Anyway, to my point: I learned today that there's a thing in the C++ programming language called a deque, and although it's a recognized thing among programmers, it doesn't appear in general purpose dictionaries. Being unable to look the word up in a reference work, therefore, one of our users was curious about whether it has a standard, commonly used pronunciation, and if so, what it was. So far, so good. Unfortunately, when he posted the question here, the title he gave it was "How do you pronounce 'deque'?"
Do you see the problem yet? In the body of the question, the OP specifically wrote, "I just want to know how most programmers pronounce it." From this, it's clear that the "you" in the question title is being used in its capacity as an indefinite pronoun, akin to one, e.g.: "How do you operate this thing?" But alas, it seems that upon reading "How do you...", several of our high-rep users leaped to the conclusion that the OP wanted to know how they, as individuals, would pronounce "deque"... because, one supposes, it is de rigueur in some circles to while away a February afternoon posing odd and unusual words and asking each person assembled how he or she would choose to pronounce them, similar to how idlers in the royal courts of medieval Europe used to pass the time inventing whimsical names for groups of animals like "a parliament of owls" and "a murder of crows." And because we don't have time for such upper-crust silliness around here, they closed the question as Primarily Opinion-Based, and it remains on hold as I write these words.
But the question is not Primarily Opinion-Based. It should not have been closed. It should be reopened.
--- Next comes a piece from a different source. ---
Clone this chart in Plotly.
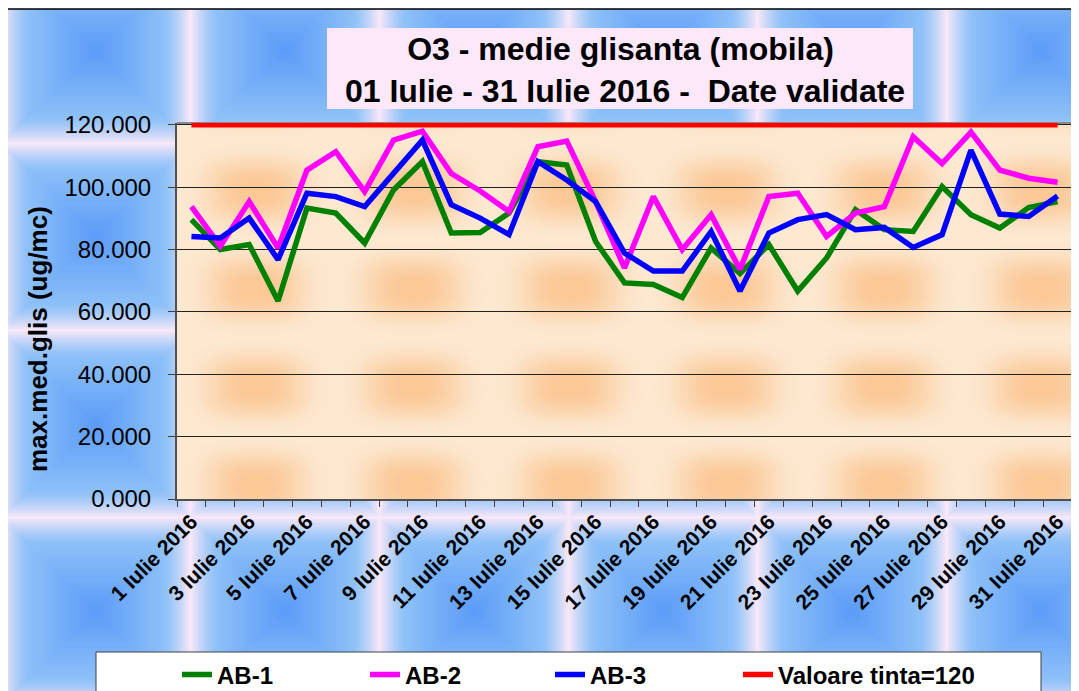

"Primarily opinion-based" is designed to stop "What's the best X?"-type questions. It's not supposed to be used on every single question that involves opinions. English has no language academy akin to l'Académie Française; it is what the people who speak it say it is. In a very real sense, therefore, all questions about English are about opinions. Hardcore descriptivists, like many of us here, even shy away from language like "right" and "wrong," preferring instead to talk about "normal usage," or what's "considered acceptable." What are these, if not appeals to the collective opinions of the English-speaking world about how the language should be used?
As such, before we vote to close a question as POB, it's important that we ask ourselves whether the question is really asking us for our opinions on the subject, or simply inquiring as to the common practices of the English-speaking world, or one or more sub-populations thereof. Think about answers as well as questions. If a question asks how you flonjugate an irregular nerb, and there is no commonly accepted practice, that does not mean the question is POB: it means that the correct answer is "There is no commonly accepted practice; everyone flonjugates it differently."
And hey, if there's a way to improve the wording of a question so it won't get closed as POB, edit it! That's what I did. This will be a much better site if we all spend a bit more time looking for ways to save questions, and a bit less time looking for reasons to kill them.
Please help me reopen this question, and let's not be so quick to close future ones.